First, consider what goes into the process for humans. For example, when you enter a kitchen, it takes a split-second for you to visually recognize the sink, stove, refrigerator, cabinets, drawers, and other tools and appliances. You not only properly recognize these objects but also recognize how to use them — you recognize their affordances.
This skill doesn’t come naturally for a computer, which at first just “sees” thousands of individual pixels that altogether form the image of a kitchen. AI researchers have had to train computers to recognize patterns in pixels by showing them a ton of labeled images, so they can eventually learn to differentiate, for example, a stove from a sink. (You know all those “prove you’re not a robot, pick out the images with a school bus” CAPTCHAs? That’s you training algorithms like this.)
Still, correctly recognizing objects is only part of the battle.
“[E]ven with perfect perception, knowing what to do is difficult,” the researchers wrote. “Given an image, current computer vision approaches can label most of the objects, and even tell us approximately where they are but this is not sufficient for the robot to perform the task. It also needs to know where and how to manipulate the object, and figuring this out from scratch in every new environment is virtually impossible for all but the simplest of tasks.”

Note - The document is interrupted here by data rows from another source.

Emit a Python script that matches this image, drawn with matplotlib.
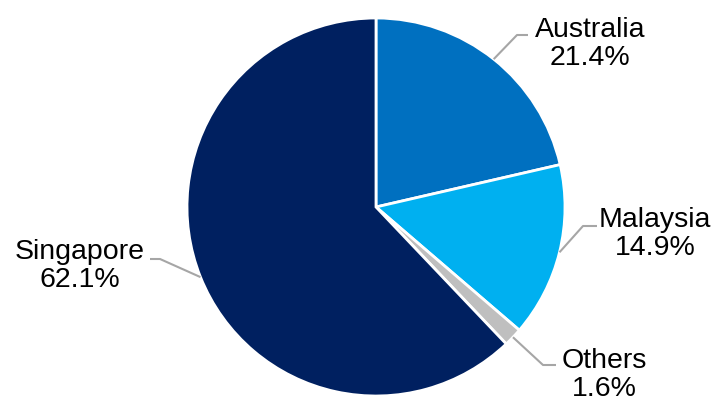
import numpy as np
import matplotlib
matplotlib.use("Agg")
import matplotlib.pyplot as plt

plt.rcParams['font.family'] = ['Liberation Sans', 'DejaVu Sans']

labels = ['Australia', 'Malaysia', 'Others', 'Singapore']
shares = [21.4, 14.9, 1.6, 62.1]
colors = ['#0070C0', '#00B0F0', '#BFBFBF', '#002060']

# label placement (pixel coords, y down): elbow point, line end, text centre
elbows = [(517, 35), (583, 226), (543, 365), (160, 259)]
ends = [(528, 35), (597, 226), (556, 365), (150, 259)]
text_pos = [(590, 44), (655, 234), (604, 375), (80, 266)]

W, H = 717, 400
fig = plt.figure(figsize=(W / 100, H / 100), dpi=100)
ax = fig.add_axes([0, 0, 1, 1])

cx, cy, r = 376, 400 - 207, 189
wedges, _ = ax.pie(shares, colors=colors, startangle=90, counterclock=False,
                   center=(cx, cy), radius=r, frame=True,
                   wedgeprops=dict(edgecolor='white', linewidth=2))
ax.set_xlim(0, W)
ax.set_ylim(0, H)
ax.set_aspect('equal')
ax.axis('off')

for w, lab, val, el, en, tp in zip(wedges, labels, shares, elbows, ends, text_pos):
    ang = np.deg2rad((w.theta1 + w.theta2) / 2)
    x0 = cx + r * np.cos(ang)
    y0 = cy + r * np.sin(ang)
    ax.plot([x0, el[0], en[0]], [y0, H - el[1], H - en[1]],
            color='#A6A6A6', lw=1.5, solid_capstyle='butt', zorder=3)
    ax.text(tp[0], H - tp[1], f'{lab}\n{val:.1f}%', ha='center', va='center',
            fontsize=20.5, color='black', linespacing=1.12)

fig.savefig('out.png', dpi=100)
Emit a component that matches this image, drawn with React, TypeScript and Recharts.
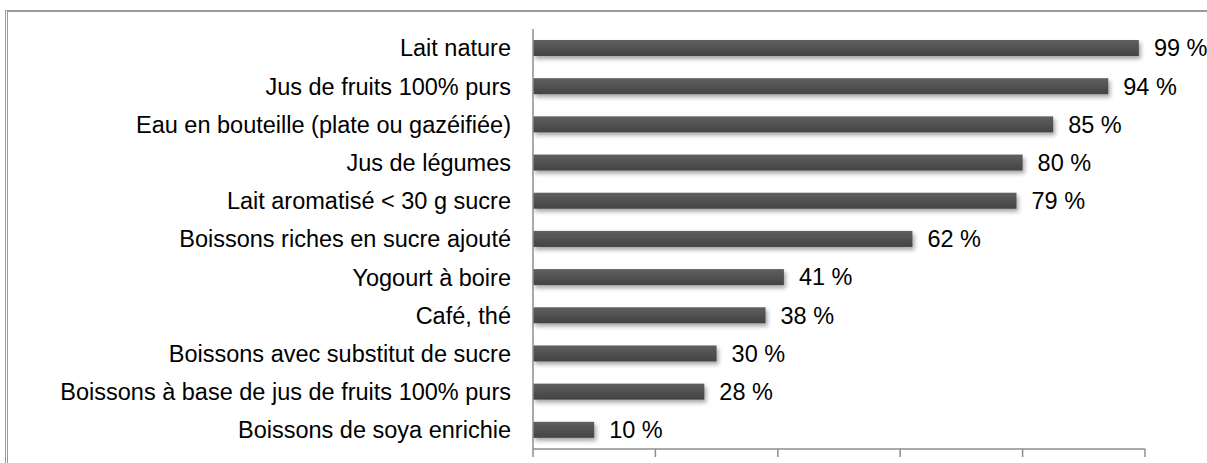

The team’s affordance-based method, which they call the “Vision-Robotics Bridge,” helps streamline the way robots learn simple tasks, largely by minimizing the amount of training data that researchers need to provide the robots. In the recent study, the training data came from a database of egocentric videos.
But lead study author Shikhar Bahl suggested in a press release that robots may soon be able to learn from a wider array of videos across the internet — though that might require computer-vision models that don’t rely on egocentric perspective.
“We are using these datasets in a new and different way,” Bahl said. “This work could enable robots to learn from the vast amount of internet and YouTube videos available.”